Newsflash: misuse of quality metrics

I’ve seen a few posts recently on bad software metrics. What I find interesting is that the points made in the posts are the same points that I’ve been reading (and teaching) for years. I guess the old saying about history, learning and doom is spot on.

Metrics have always been a passion of mine. I co-designed (and sometimes teach) a course on metrics at MS, and speak about metrics occasionally at conferences. In a way, this is a “me too” post, but the other postings on the subject seem to miss the mark a bit. I’m not linking to protect the innocent.

Let’s take two examples I’ve read this week – code coverage, and test pass rates. These are both metrics that show up on the short list of just about every team I work with. For the record, neither have anything to do with quality – using coverage alone as a measure of test quality, or test pass rates as a measure of code quality are silly things to do. But, you still should measure both – I just don’t really care what the numbers are. I see teams with goals of reaching X% code coverage and Y% test pass rates, but those are the wrong way to use those numbers. I’ve said many times before that all 80% statement coverage tells you is that 20% of your code is completely untested (not to mention that there are a lot of bugs left in the 80% you’ve covered). Test pass rates are just as useless. It is not uncommon for teams at MS to run a million test cases.

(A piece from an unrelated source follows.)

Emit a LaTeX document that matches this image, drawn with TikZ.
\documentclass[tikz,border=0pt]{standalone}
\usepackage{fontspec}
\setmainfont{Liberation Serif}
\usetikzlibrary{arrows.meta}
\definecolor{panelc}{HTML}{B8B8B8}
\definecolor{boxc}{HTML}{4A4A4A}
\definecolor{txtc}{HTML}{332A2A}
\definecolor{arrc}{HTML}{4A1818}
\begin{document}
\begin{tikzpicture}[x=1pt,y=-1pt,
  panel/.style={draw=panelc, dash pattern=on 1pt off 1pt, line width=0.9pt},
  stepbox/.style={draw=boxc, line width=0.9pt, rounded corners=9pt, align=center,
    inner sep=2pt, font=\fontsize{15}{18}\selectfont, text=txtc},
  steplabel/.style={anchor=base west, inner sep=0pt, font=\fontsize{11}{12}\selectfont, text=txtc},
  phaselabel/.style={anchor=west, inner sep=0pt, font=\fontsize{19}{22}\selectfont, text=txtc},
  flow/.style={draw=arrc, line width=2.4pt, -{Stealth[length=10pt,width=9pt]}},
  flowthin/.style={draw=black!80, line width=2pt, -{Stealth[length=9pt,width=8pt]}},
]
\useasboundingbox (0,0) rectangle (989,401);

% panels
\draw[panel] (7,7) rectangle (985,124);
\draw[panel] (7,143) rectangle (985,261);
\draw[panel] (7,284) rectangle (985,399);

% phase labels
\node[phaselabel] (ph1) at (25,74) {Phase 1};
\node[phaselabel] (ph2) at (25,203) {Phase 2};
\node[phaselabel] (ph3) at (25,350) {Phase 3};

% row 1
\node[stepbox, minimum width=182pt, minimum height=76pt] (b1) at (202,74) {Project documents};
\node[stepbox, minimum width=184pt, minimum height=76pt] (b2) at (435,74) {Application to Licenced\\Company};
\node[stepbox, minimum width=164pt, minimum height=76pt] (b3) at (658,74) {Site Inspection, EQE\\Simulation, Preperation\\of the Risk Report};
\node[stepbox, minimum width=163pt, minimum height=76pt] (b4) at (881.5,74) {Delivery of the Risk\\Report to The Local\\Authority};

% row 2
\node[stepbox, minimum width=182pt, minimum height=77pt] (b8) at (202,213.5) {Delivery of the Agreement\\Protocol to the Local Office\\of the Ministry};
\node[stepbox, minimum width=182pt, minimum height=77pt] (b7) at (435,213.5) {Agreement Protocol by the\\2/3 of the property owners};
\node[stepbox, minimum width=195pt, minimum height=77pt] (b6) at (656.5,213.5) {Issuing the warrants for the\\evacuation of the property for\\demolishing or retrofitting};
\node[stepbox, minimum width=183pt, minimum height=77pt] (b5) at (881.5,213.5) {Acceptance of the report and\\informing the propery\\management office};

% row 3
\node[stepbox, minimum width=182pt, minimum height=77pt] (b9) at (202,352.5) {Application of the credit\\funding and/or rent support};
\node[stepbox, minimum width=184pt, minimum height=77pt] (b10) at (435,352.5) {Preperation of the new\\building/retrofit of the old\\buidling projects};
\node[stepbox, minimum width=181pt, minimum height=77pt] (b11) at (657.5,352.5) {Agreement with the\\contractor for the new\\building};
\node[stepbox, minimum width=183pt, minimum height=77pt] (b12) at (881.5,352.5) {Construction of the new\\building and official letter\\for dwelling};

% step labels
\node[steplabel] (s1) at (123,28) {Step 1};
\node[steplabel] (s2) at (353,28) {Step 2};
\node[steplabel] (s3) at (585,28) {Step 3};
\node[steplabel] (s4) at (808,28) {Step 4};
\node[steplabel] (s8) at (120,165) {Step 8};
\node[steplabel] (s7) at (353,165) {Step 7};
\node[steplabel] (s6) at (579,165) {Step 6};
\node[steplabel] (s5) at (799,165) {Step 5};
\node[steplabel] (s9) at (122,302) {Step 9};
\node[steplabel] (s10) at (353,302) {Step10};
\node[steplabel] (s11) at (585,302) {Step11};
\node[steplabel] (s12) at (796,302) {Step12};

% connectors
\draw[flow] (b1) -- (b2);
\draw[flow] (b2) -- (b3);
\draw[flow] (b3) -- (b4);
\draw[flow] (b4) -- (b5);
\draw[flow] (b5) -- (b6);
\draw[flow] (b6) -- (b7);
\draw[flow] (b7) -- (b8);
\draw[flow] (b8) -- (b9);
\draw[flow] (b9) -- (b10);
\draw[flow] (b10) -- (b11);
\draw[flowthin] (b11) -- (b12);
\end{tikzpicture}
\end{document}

On a million test cases, 99% pass rate leaves 10k failures. These could include known (punted) bugs, bugs in tests, and perhaps even a showstopper or two.

If you are measuring code coverage and test pass rates, here are the metrics I suggest you use. For code coverage, you need a goal of reviewing and understanding 100% of the uncovered code blocks. Uncovered code can reveal where additional testing may need to be done. Similarly, for test pass rates, your goal should be to investigate and understand the cause of 100% of the failures. For those of you who are nitpickers, of course you will need to continue to test the covered part of the code, and do some work to confirm that your “passing” tests are indeed passing, and are testing real user scenarios.

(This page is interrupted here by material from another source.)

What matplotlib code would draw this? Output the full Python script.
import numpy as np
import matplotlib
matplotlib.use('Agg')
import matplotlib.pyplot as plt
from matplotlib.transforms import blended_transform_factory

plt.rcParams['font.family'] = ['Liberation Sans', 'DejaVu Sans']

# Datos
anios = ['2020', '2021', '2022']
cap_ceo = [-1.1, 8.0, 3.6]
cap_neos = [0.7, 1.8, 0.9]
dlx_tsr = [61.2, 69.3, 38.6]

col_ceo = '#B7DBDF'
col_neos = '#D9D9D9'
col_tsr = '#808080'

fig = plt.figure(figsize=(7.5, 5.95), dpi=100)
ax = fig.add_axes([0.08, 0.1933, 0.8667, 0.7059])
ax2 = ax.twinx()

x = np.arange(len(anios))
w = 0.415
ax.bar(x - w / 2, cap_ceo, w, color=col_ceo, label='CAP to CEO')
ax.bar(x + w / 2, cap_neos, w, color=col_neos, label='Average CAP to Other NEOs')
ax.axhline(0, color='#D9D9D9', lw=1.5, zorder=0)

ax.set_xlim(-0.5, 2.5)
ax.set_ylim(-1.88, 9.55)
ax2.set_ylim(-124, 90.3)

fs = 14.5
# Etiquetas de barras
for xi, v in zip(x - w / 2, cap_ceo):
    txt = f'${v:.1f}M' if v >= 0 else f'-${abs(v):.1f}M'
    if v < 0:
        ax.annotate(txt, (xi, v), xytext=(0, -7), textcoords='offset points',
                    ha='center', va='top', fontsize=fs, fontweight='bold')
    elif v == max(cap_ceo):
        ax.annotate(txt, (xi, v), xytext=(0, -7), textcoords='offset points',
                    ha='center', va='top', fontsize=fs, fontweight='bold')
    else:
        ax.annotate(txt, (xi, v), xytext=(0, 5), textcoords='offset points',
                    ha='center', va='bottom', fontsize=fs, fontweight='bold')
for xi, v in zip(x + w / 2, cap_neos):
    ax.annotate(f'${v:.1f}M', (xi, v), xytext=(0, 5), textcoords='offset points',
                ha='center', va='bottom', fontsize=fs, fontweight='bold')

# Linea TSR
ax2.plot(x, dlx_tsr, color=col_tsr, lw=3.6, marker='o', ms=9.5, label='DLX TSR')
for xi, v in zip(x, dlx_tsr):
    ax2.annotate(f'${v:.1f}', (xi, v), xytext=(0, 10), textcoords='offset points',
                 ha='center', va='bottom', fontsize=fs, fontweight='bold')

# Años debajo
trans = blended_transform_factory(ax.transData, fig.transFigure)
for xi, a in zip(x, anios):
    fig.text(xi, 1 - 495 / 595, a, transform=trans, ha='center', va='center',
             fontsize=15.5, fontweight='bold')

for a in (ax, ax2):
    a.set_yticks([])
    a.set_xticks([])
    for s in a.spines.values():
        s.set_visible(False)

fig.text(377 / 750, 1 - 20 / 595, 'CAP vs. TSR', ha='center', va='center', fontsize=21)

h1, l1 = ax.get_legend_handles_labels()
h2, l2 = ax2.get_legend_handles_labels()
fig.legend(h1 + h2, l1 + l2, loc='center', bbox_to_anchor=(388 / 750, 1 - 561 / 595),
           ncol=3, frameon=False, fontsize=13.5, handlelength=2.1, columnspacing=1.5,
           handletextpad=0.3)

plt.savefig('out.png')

All I ask is that when you decide to measure something, that you do it for the right reasons. One good litmus test for choosing any metric that has to do with a percentage is that you are able to justify the target. I ask teams why they chose 75% for a code coverage metric, and in just about every case (if they know), they say “it just seemed like a good number”. If the goal doesn't make sense, or is just a "feel good" number, you're probably measuring the wrong thing.